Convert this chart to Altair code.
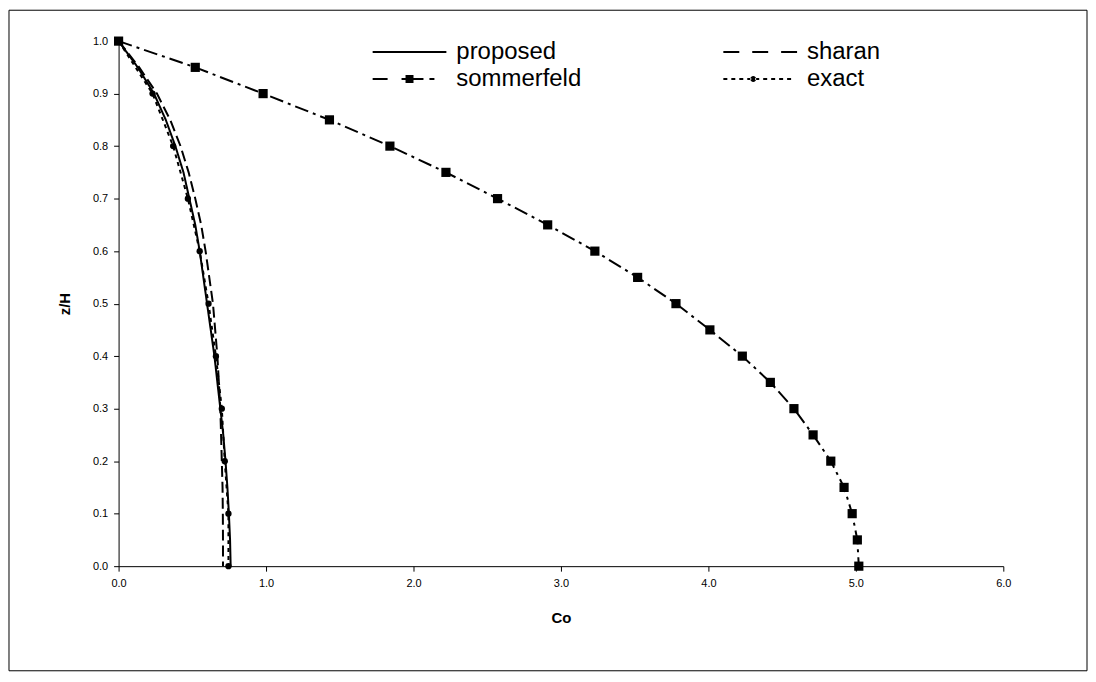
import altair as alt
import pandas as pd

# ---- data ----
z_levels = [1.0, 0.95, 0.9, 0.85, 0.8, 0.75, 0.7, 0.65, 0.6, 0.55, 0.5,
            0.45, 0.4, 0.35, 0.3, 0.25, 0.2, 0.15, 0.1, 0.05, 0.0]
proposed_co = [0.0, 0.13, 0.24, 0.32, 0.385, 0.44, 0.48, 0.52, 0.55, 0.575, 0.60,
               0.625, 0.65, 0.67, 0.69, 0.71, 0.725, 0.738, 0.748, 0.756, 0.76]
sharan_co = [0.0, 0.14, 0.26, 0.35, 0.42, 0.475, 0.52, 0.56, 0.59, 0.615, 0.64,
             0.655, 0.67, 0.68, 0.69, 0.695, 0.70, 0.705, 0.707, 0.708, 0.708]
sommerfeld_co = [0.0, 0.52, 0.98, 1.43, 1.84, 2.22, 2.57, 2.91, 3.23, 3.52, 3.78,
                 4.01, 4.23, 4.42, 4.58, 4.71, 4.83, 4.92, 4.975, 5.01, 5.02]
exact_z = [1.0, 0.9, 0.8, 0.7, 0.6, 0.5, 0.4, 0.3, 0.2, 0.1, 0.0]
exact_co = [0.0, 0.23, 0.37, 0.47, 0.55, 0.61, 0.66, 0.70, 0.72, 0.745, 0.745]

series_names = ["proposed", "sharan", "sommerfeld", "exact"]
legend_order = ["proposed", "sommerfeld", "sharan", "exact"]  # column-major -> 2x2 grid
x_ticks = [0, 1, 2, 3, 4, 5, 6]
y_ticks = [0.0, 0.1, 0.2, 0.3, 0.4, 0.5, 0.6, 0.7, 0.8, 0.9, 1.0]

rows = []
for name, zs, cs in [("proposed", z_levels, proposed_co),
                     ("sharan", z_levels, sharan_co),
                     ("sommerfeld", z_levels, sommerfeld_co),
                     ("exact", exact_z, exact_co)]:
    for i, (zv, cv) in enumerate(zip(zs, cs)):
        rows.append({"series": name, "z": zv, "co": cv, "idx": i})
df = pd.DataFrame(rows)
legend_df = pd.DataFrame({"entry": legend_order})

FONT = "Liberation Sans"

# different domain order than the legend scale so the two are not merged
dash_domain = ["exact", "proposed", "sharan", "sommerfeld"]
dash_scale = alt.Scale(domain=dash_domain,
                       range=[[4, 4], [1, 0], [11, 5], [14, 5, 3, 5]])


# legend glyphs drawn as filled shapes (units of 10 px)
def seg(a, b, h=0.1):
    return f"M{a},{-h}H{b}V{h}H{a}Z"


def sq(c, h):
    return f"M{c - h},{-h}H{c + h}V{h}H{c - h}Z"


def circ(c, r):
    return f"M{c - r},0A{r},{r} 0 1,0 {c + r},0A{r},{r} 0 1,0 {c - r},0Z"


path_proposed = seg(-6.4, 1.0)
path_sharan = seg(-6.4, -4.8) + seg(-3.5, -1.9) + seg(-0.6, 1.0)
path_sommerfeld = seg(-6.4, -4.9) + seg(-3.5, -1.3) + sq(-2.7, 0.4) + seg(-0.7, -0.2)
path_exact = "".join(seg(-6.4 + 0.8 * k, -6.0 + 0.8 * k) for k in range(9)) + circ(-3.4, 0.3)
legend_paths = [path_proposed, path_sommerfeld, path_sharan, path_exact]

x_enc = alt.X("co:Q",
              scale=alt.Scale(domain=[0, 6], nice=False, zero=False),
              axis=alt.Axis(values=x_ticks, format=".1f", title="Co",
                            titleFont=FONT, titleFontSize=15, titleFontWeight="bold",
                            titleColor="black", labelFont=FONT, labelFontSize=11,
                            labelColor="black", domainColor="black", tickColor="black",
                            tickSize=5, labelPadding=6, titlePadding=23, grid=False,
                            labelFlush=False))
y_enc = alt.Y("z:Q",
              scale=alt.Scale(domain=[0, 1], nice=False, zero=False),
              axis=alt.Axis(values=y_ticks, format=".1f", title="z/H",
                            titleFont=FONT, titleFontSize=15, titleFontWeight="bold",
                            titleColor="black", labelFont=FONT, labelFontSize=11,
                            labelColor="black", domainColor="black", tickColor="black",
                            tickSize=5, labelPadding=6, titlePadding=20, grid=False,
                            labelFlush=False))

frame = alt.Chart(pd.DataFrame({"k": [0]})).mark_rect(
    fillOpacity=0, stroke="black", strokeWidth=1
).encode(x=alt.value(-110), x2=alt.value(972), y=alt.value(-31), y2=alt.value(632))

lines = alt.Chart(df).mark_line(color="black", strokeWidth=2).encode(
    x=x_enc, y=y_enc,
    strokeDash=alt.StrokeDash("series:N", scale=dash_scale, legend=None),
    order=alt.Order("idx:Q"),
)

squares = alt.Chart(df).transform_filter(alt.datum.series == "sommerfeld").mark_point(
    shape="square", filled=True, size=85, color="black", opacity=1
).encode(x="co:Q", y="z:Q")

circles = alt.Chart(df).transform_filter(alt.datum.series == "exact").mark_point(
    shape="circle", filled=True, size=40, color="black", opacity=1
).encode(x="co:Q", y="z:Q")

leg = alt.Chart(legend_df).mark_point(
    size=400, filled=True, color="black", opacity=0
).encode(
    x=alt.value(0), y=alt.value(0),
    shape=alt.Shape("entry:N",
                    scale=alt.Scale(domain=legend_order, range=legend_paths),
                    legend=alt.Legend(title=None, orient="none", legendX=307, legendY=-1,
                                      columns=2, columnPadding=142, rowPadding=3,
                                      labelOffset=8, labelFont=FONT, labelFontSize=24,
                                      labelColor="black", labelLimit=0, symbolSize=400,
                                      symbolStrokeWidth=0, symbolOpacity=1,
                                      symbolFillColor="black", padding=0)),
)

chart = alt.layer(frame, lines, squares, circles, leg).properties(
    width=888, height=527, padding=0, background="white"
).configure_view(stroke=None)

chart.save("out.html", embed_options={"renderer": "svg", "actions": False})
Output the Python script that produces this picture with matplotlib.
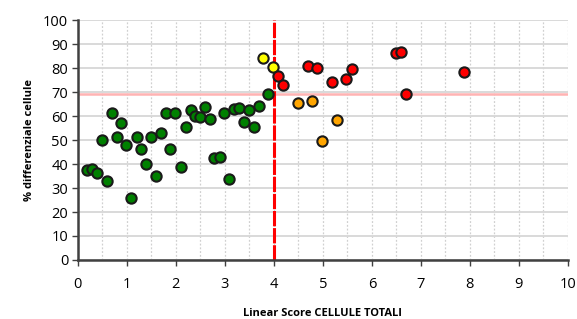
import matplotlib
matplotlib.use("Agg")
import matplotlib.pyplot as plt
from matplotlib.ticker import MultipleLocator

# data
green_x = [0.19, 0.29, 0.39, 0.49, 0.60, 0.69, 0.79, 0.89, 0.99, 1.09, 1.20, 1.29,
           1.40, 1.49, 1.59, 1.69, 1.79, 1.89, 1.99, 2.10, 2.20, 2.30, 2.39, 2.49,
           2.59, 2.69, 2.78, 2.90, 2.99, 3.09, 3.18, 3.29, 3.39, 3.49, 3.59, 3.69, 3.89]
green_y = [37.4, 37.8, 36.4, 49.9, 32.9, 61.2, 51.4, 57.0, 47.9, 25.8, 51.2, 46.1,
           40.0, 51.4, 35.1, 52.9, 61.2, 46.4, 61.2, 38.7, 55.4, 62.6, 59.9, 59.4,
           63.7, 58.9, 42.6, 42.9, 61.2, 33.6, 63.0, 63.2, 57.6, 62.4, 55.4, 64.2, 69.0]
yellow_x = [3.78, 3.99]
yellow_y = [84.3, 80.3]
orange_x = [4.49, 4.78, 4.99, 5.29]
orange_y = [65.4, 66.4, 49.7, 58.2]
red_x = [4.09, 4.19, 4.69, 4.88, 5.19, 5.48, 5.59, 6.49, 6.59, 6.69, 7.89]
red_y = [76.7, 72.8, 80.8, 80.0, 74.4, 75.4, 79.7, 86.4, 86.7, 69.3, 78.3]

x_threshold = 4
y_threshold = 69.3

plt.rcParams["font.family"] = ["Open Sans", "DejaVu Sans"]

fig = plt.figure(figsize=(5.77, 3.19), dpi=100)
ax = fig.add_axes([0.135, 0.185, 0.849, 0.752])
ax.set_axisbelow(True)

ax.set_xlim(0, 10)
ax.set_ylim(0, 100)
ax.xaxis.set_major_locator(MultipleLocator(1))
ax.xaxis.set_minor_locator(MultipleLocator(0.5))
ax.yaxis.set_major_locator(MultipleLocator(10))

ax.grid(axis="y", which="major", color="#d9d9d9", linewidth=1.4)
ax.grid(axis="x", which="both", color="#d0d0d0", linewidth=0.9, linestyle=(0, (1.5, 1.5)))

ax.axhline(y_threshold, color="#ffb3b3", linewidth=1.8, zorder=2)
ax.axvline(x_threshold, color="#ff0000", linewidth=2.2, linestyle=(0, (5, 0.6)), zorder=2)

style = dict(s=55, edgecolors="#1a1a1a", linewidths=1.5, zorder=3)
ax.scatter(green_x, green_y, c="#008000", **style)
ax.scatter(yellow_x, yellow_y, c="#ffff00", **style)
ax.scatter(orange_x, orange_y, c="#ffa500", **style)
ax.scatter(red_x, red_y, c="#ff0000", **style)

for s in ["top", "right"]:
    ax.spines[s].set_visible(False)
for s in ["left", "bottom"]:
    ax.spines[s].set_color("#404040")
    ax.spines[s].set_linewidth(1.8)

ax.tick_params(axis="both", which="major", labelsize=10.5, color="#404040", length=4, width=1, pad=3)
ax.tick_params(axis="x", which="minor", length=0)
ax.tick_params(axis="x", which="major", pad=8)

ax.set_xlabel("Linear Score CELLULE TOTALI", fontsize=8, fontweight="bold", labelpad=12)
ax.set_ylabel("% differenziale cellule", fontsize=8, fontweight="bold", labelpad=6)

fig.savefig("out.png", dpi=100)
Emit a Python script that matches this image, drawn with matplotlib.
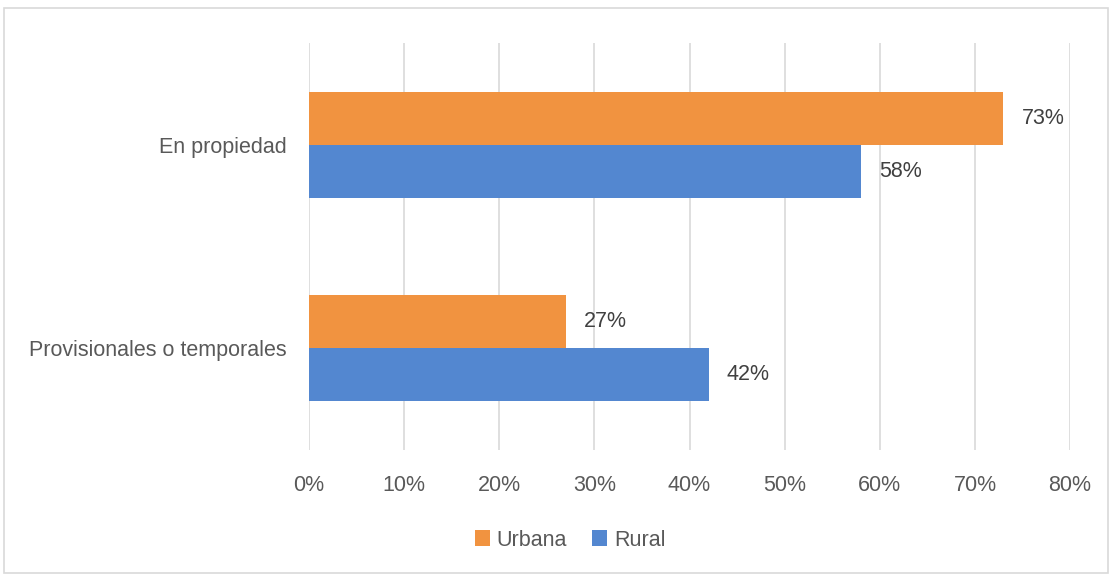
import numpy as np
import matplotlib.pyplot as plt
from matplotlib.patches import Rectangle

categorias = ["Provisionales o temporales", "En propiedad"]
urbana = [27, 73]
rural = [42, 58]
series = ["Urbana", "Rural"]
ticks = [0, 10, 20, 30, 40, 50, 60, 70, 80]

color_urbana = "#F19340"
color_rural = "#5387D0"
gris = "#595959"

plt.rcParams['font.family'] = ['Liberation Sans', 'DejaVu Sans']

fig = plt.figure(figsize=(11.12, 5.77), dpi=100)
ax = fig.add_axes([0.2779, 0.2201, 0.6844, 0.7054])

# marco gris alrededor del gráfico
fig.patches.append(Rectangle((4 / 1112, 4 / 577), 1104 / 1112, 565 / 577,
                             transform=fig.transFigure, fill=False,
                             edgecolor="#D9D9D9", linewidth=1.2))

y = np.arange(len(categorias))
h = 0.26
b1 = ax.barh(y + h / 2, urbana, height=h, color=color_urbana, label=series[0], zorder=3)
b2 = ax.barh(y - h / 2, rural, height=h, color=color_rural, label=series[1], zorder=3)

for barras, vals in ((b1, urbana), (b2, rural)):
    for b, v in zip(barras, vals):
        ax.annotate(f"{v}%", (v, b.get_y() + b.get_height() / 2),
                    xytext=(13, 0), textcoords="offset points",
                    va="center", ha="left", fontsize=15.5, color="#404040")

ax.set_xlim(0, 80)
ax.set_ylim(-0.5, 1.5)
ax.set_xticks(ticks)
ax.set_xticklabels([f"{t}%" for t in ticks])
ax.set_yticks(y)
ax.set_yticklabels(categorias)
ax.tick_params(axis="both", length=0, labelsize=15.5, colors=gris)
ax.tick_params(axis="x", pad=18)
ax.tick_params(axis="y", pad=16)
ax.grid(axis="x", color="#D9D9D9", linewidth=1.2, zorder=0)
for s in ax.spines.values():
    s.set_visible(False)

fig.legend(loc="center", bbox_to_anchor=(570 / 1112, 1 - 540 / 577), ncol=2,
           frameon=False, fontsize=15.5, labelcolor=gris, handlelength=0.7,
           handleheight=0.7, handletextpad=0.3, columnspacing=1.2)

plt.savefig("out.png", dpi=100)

--

**What is needed**
Taking the entries above, extract every line from the one bearing "Output the Python" through the one bearing "86.7, 69.3, 78.3]", exactly, with no pictures.

**Task response**
Output the Python script that produces this picture with matplotlib.
import matplotlib
matplotlib.use("Agg")
import matplotlib.pyplot as plt
from matplotlib.ticker import MultipleLocator

# data
green_x = [0.19, 0.29, 0.39, 0.49, 0.60, 0.69, 0.79, 0.89, 0.99, 1.09, 1.20, 1.29,
           1.40, 1.49, 1.59, 1.69, 1.79, 1.89, 1.99, 2.10, 2.20, 2.30, 2.39, 2.49,
           2.59, 2.69, 2.78, 2.90, 2.99, 3.09, 3.18, 3.29, 3.39, 3.49, 3.59, 3.69, 3.89]
green_y = [37.4, 37.8, 36.4, 49.9, 32.9, 61.2, 51.4, 57.0, 47.9, 25.8, 51.2, 46.1,
           40.0, 51.4, 35.1, 52.9, 61.2, 46.4, 61.2, 38.7, 55.4, 62.6, 59.9, 59.4,
           63.7, 58.9, 42.6, 42.9, 61.2, 33.6, 63.0, 63.2, 57.6, 62.4, 55.4, 64.2, 69.0]
yellow_x = [3.78, 3.99]
yellow_y = [84.3, 80.3]
orange_x = [4.49, 4.78, 4.99, 5.29]
orange_y = [65.4, 66.4, 49.7, 58.2]
red_x = [4.09, 4.19, 4.69, 4.88, 5.19, 5.48, 5.59, 6.49, 6.59, 6.69, 7.89]
red_y = [76.7, 72.8, 80.8, 80.0, 74.4, 75.4, 79.7, 86.4, 86.7, 69.3, 78.3]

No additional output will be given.